Un día, conversaba con un amigo nariñense por los pasillos de la Universidad, le comentaba algo sobre el pueblo antioqueño de mis abuelos, en algún momento él me dijo: ¿a qué te refieres con Paisa? porque la imagen que yo tengo de paisa es una persona con cachucha y camiseta larga, llena de cadenas y con hablado de reguetonero. Me quedé estupefacta. En ese momento me cuestioné qué significa ser paisa.
Empecé a buscar respuestas en los símbolos que más representan el mito de identidad paisa. ¿El sombrero aguadeño? sólo lo usan en los pueblos una generación de campesinos que ya está siendo reemplazada por la generación que usa cachuchas. En la ciudad sólo lo usan en feria, y algunos políticos cada cuatro años. Siguiente, ¿Las montañas? esas las compartimos con todos los Andes suraméricanos al igual que los frijoles y el maíz; ahora, ¿Las arepas? Esas nacieron en esta esquina de América antes de ser llamada Colombia. En este punto, ya va muy desarmado el muñeco paisa, y es que cuestionar la identidad asumida implica desarmar los valores detrás de ella. Esto lo hemos sentido muchos en ciertos momentos políticos del país cuando se agudiza la discusión regionalista y algunos no queremos ser identificados con el espectro ultra conservador promovido por ciertos políticos paisas.

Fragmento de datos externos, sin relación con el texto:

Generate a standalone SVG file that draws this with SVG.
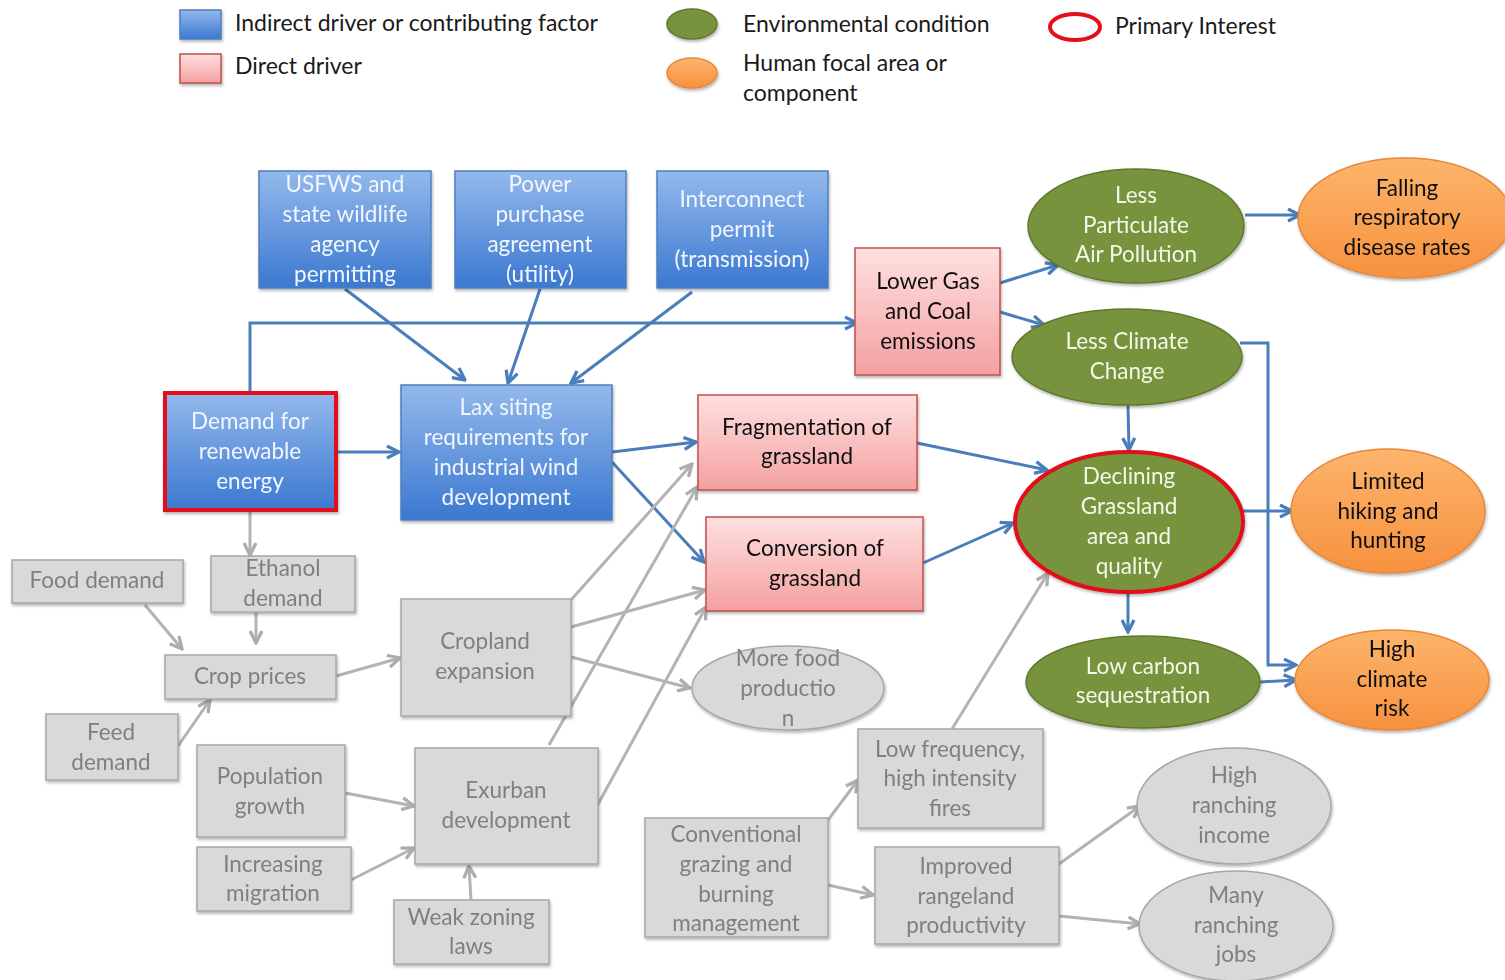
<svg xmlns="http://www.w3.org/2000/svg" width="1505" height="980" viewBox="0 0 1505 980">
<defs>
<linearGradient id="gBlue" x1="0" y1="0" x2="0" y2="1"><stop offset="0" stop-color="#93b9ec"/><stop offset="1" stop-color="#3b78d0"/></linearGradient>
<linearGradient id="gPink" x1="0" y1="0" x2="0" y2="1"><stop offset="0" stop-color="#ffe0e0"/><stop offset="1" stop-color="#f4a0a0"/></linearGradient>
<linearGradient id="gOrange" x1="0" y1="0" x2="0" y2="1"><stop offset="0" stop-color="#fcb56b"/><stop offset="1" stop-color="#f7913f"/></linearGradient>
<filter id="sh" x="-10%" y="-10%" width="125%" height="130%"><feDropShadow dx="1" dy="2" stdDeviation="1.5" flood-color="#000" flood-opacity="0.3"/></filter>
<marker id="aB" viewBox="0 0 10 10" refX="9" refY="5" markerWidth="15" markerHeight="15" markerUnits="userSpaceOnUse" orient="auto"><path d="M1,1 L9,5 L1,9" fill="none" stroke="#4a7ebb" stroke-width="2.2"/></marker>
<marker id="aG" viewBox="0 0 10 10" refX="9" refY="5" markerWidth="15" markerHeight="15" markerUnits="userSpaceOnUse" orient="auto"><path d="M1,1 L9,5 L1,9" fill="none" stroke="#adadad" stroke-width="2.2"/></marker>
<style>
text{font-family:Lato,"Open Sans","Liberation Sans",sans-serif;font-size:22.5px;text-anchor:middle}
.leg{font-size:23px;text-anchor:start;fill:#1a1a1a}
.bl rect{fill:url(#gBlue);stroke:#4f7fbf;stroke-width:1.5}
.bl text{fill:#f2f6ff}
.pk rect{fill:url(#gPink);stroke:#c0504d;stroke-width:1.5}
.pk text{fill:#111}
.gn ellipse{fill:#77933c;stroke:#5e7a2a;stroke-width:1.5}
.gn text{fill:#f4f8e8}
.or ellipse{fill:url(#gOrange);stroke:#e6873a;stroke-width:1.5}
.or text{fill:#111}
.gr rect,.gr ellipse{fill:#d9d9d9;stroke:#a6a6a6;stroke-width:1.5}
.gr text{fill:#7f7f7f}
.prim{stroke:#e3101a!important;stroke-width:4!important}
.cb{fill:none;stroke:#4a7ebb;stroke-width:3;marker-end:url(#aB)}
.cg{fill:none;stroke:#b3b3b3;stroke-width:3;marker-end:url(#aG)}
</style>
</defs>
<rect width="1505" height="980" fill="#fff"/>

<g id="legend">
<rect x="180" y="10" width="41" height="29" fill="url(#gBlue)" stroke="#4f7fbf" stroke-width="1.5" filter="url(#sh)"/>
<text class="leg" x="235" y="31">Indirect driver or contributing factor</text>
<rect x="180" y="54" width="41" height="29" fill="url(#gPink)" stroke="#c0504d" stroke-width="1.5" filter="url(#sh)"/>
<text class="leg" x="235" y="74">Direct driver</text>
<ellipse cx="692" cy="24" rx="25" ry="15" fill="#77933c" stroke="#5e7a2a" stroke-width="1.5" filter="url(#sh)"/>
<text class="leg" x="743" y="32">Environmental condition</text>
<ellipse cx="692" cy="73" rx="25" ry="15" fill="url(#gOrange)" stroke="#e6873a" stroke-width="1.5" filter="url(#sh)"/>
<text class="leg" x="743" y="71">Human focal area or</text>
<text class="leg" x="743" y="101">component</text>
<ellipse cx="1075" cy="27" rx="25" ry="13" fill="none" stroke="#e3101a" stroke-width="4"/>
<text class="leg" x="1115" y="34">Primary Interest</text>
</g>

<g id="connectors">
<path class="cb" d="M345,289 L465,380"/>
<path class="cb" d="M540,289 L508,383"/>
<path class="cb" d="M692,292 L571,383"/>
<path class="cb" d="M250,393 L250,323 L857,323"/>
<path class="cb" d="M337,452 L399,452"/>
<path class="cb" d="M612,452 L696,442"/>
<path class="cb" d="M612,462 L704,562"/>
<path class="cb" d="M1000,283 L1058,265"/>
<path class="cb" d="M1000,312 L1044,325"/>
<path class="cb" d="M1240,343 L1268,343 L1268,665 L1296,665"/>
<path class="cb" d="M1128,405 L1129,450"/>
<path class="cb" d="M917,443 L1047,470"/>
<path class="cb" d="M923,563 L1013,523"/>
<path class="cb" d="M1243,511 L1292,511"/>
<path class="cb" d="M1128,591 L1128,632"/>
<path class="cb" d="M1260,682 L1296,680"/>
<path class="cb" d="M1245,215 L1300,215"/>

<path class="cg" d="M250,511 L250,555"/>
<path class="cg" d="M145,605 L182,649"/>
<path class="cg" d="M256,612 L256,643"/>
<path class="cg" d="M178,746 L210,700"/>
<path class="cg" d="M336,676 L400,658"/>
<path class="cg" d="M571,600 L692,464"/>
<path class="cg" d="M571,627 L705,590"/>
<path class="cg" d="M571,657 L690,688"/>
<path class="cg" d="M549,745 L697,487"/>
<path class="cg" d="M597,806 L706,607"/>
<path class="cg" d="M345,793 L414,806"/>
<path class="cg" d="M351,880 L414,848"/>
<path class="cg" d="M471,900 L469,866"/>
<path class="cg" d="M828,820 L858,780"/>
<path class="cg" d="M828,885 L873,895"/>
<path class="cg" d="M952,729 L1048,573"/>
<path class="cg" d="M1059,864 L1140,806"/>
<path class="cg" d="M1059,916 L1140,924"/>
</g>

<g id="n_usfws" class="bl" filter="url(#sh)"><rect x="259" y="171" width="172" height="117"/>
<text x="345" y="192">USFWS and</text><text x="345" y="222">state wildlife</text><text x="345" y="252">agency</text><text x="345" y="282">permitting</text></g>
<g id="n_power" class="bl" filter="url(#sh)"><rect x="455" y="171" width="171" height="117"/>
<text x="540" y="192">Power</text><text x="540" y="222">purchase</text><text x="540" y="252">agreement</text><text x="540" y="282">(utility)</text></g>
<g id="n_interconnect" class="bl" filter="url(#sh)"><rect x="657" y="171" width="171" height="117"/>
<text x="742" y="207">Interconnect</text><text x="742" y="237">permit</text><text x="742" y="267">(transmission)</text></g>
<g id="n_demand" class="bl" filter="url(#sh)"><rect class="prim" x="165" y="393" width="171" height="117"/>
<text x="250" y="429">Demand for</text><text x="250" y="459">renewable</text><text x="250" y="489">energy</text></g>
<g id="n_lax" class="bl" filter="url(#sh)"><rect x="401" y="385" width="211" height="135"/>
<text x="506" y="415">Lax siting</text><text x="506" y="445">requirements for</text><text x="506" y="475">industrial wind</text><text x="506" y="505">development</text></g>

<g id="n_lowergas" class="pk" filter="url(#sh)"><rect x="855" y="248" width="145" height="127"/>
<text x="928" y="289">Lower Gas</text><text x="928" y="319">and Coal</text><text x="928" y="349">emissions</text></g>
<g id="n_frag" class="pk" filter="url(#sh)"><rect x="698" y="395" width="219" height="95"/>
<text x="807" y="435">Fragmentation of</text><text x="807" y="464">grassland</text></g>
<g id="n_conv" class="pk" filter="url(#sh)"><rect x="706" y="517" width="217" height="94"/>
<text x="815" y="556">Conversion of</text><text x="815" y="586">grassland</text></g>

<g id="n_particulate" class="gn" filter="url(#sh)"><ellipse cx="1136" cy="226" rx="108" ry="57"/>
<text x="1136" y="203">Less</text><text x="1136" y="233">Particulate</text><text x="1136" y="262">Air Pollution</text></g>
<g id="n_climate" class="gn" filter="url(#sh)"><ellipse cx="1127" cy="357" rx="115" ry="48"/>
<text x="1127" y="349">Less Climate</text><text x="1127" y="379">Change</text></g>
<g id="n_declining" class="gn" filter="url(#sh)"><ellipse class="prim" cx="1129" cy="522" rx="114" ry="70"/>
<text x="1129" y="484">Declining</text><text x="1129" y="514">Grassland</text><text x="1129" y="544">area and</text><text x="1129" y="574">quality</text></g>
<g id="n_lowcarbon" class="gn" filter="url(#sh)"><ellipse cx="1143" cy="682" rx="117" ry="46"/>
<text x="1143" y="674">Low carbon</text><text x="1143" y="703">sequestration</text></g>

<g id="n_falling" class="or" filter="url(#sh)"><ellipse cx="1405" cy="218" rx="107" ry="60"/>
<text x="1407" y="196">Falling</text><text x="1407" y="225">respiratory</text><text x="1407" y="255">disease rates</text></g>
<g id="n_limited" class="or" filter="url(#sh)"><ellipse cx="1388" cy="511" rx="97" ry="62"/>
<text x="1388" y="489">Limited</text><text x="1388" y="519">hiking and</text><text x="1388" y="548">hunting</text></g>
<g id="n_highclimate" class="or" filter="url(#sh)"><ellipse cx="1392" cy="680" rx="97" ry="50"/>
<text x="1392" y="657">High</text><text x="1392" y="687">climate</text><text x="1392" y="716">risk</text></g>

<g id="n_food" class="gr" filter="url(#sh)"><rect x="12" y="560" width="171" height="43"/><text x="97" y="588">Food demand</text></g>
<g id="n_ethanol" class="gr" filter="url(#sh)"><rect x="211" y="556" width="144" height="56"/><text x="283" y="576">Ethanol</text><text x="283" y="606">demand</text></g>
<g id="n_crop" class="gr" filter="url(#sh)"><rect x="165" y="655" width="171" height="44"/><text x="250" y="684">Crop prices</text></g>
<g id="n_feed" class="gr" filter="url(#sh)"><rect x="46" y="714" width="132" height="66"/><text x="111" y="740">Feed</text><text x="111" y="770">demand</text></g>
<g id="n_cropland" class="gr" filter="url(#sh)"><rect x="401" y="599" width="170" height="117"/><text x="485" y="649">Cropland</text><text x="485" y="679">expansion</text></g>
<g id="n_morefood" class="gr" filter="url(#sh)"><ellipse cx="788" cy="688" rx="96" ry="42"/><text x="788" y="666">More food</text><text x="788" y="696">productio</text><text x="788" y="726">n</text></g>
<g id="n_population" class="gr" filter="url(#sh)"><rect x="197" y="745" width="148" height="92"/><text x="270" y="784">Population</text><text x="270" y="814">growth</text></g>
<g id="n_migration" class="gr" filter="url(#sh)"><rect x="197" y="847" width="154" height="64"/><text x="273" y="872">Increasing</text><text x="273" y="901">migration</text></g>
<g id="n_exurban" class="gr" filter="url(#sh)"><rect x="415" y="748" width="183" height="116"/><text x="506" y="798">Exurban</text><text x="506" y="828">development</text></g>
<g id="n_zoning" class="gr" filter="url(#sh)"><rect x="394" y="900" width="155" height="64"/><text x="471" y="925">Weak zoning</text><text x="471" y="954">laws</text></g>
<g id="n_conventional" class="gr" filter="url(#sh)"><rect x="645" y="818" width="183" height="119"/><text x="736" y="842">Conventional</text><text x="736" y="872">grazing and</text><text x="736" y="902">burning</text><text x="736" y="931">management</text></g>
<g id="n_fires" class="gr" filter="url(#sh)"><rect x="858" y="729" width="185" height="99"/><text x="950" y="757">Low frequency,</text><text x="950" y="786">high intensity</text><text x="950" y="816">fires</text></g>
<g id="n_rangeland" class="gr" filter="url(#sh)"><rect x="875" y="847" width="184" height="97"/><text x="966" y="874">Improved</text><text x="966" y="904">rangeland</text><text x="966" y="933">productivity</text></g>
<g id="n_income" class="gr" filter="url(#sh)"><ellipse cx="1234" cy="806" rx="97" ry="58"/><text x="1234" y="783">High</text><text x="1234" y="813">ranching</text><text x="1234" y="843">income</text></g>
<g id="n_jobs" class="gr" filter="url(#sh)"><ellipse cx="1236" cy="926" rx="97" ry="55"/><text x="1236" y="903">Many</text><text x="1236" y="933">ranching</text><text x="1236" y="962">jobs</text></g>
</svg>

En ese discernimiento, aclaro que no me identifico con el paisa que cree en la Antioquía federal, esa que se puede independizar con su respectiva desproporción de ricos y pobres, de criminales y desaparecidos, y perfectamente sería otra pequeña Colombia. No me identifico con ese paisa xenófobo e intolerante que piensa que su pueblo es mejor porque poco ha salido a conocer otros. Tampoco me identifico con el paisa que confía más en la justicia del cielo mientras no hace nada por la de la tierra; y con el paisa que nunca me identificaré es con aquel que justifica la "paz" que ayudaron a conseguir los ejércitos privados en décadas de terror.
Ahora, entre las cosas que sí me identifican de ser paisa, es menester resaltar la capacidad emprendedora, también mencionar que amo las montañas y los bambucos, que para mi la arepa es pan de cada día, y que no puedo evitar decir aguadulce o pedir frijoles con chicharron en los restaurantes. Me es inevitable hacer uno que otro rosario con mi mamá y saberme con culpa, alguna canción de Octavio mesa o más guascas de las que quisiera.
Si hablamos de música, Medellín es ahora una de las mecas del reggaeton, un género con canciones muy sexuales y desinhibidas que bien podrían ser la respuesta de esta época frente a la malicia del doble sentido de las canciones parranderas, porque el placer que generaciones anteriores callaron por la moral conservadora, esta generación lo canta sin pudor en el reggaeton. Por ello, no me desagrada la identidad paisa que venden Karol G, J Balvin y Maluma, también porque conservan con orgullo su acento y no lo agomelan ni lo cambian por vivir años en el extranjero.
Con el ejercicio del descarte, me di cuenta que lo único que no podía quitarle al muñeco paisa era sus acentos, entonces concluí que la identidad de un pueblo radica en su tradición oral, porque es ese su lenguaje más exclusivo. Entendí porqué uno de mis libros favoritos de la infancia fue El testamento del Paisa, libro con el que pasaba horas riéndome con las moliendas de coplas, trovas y exageraciones, y del que mi papá me leía cuentos con entonación costumbrista. La herencia que recibimos los paisas no es tanto el hacha de los mayores sino sus acentos y sus historias, sus poetas y sus músicos.
Esto no es una definición oficial de lo que es ser paisa, es una reflexión personal que ojalá pueda llevarlo a sus propios cuestionamientos del tipo de paisa que es o quiere ser.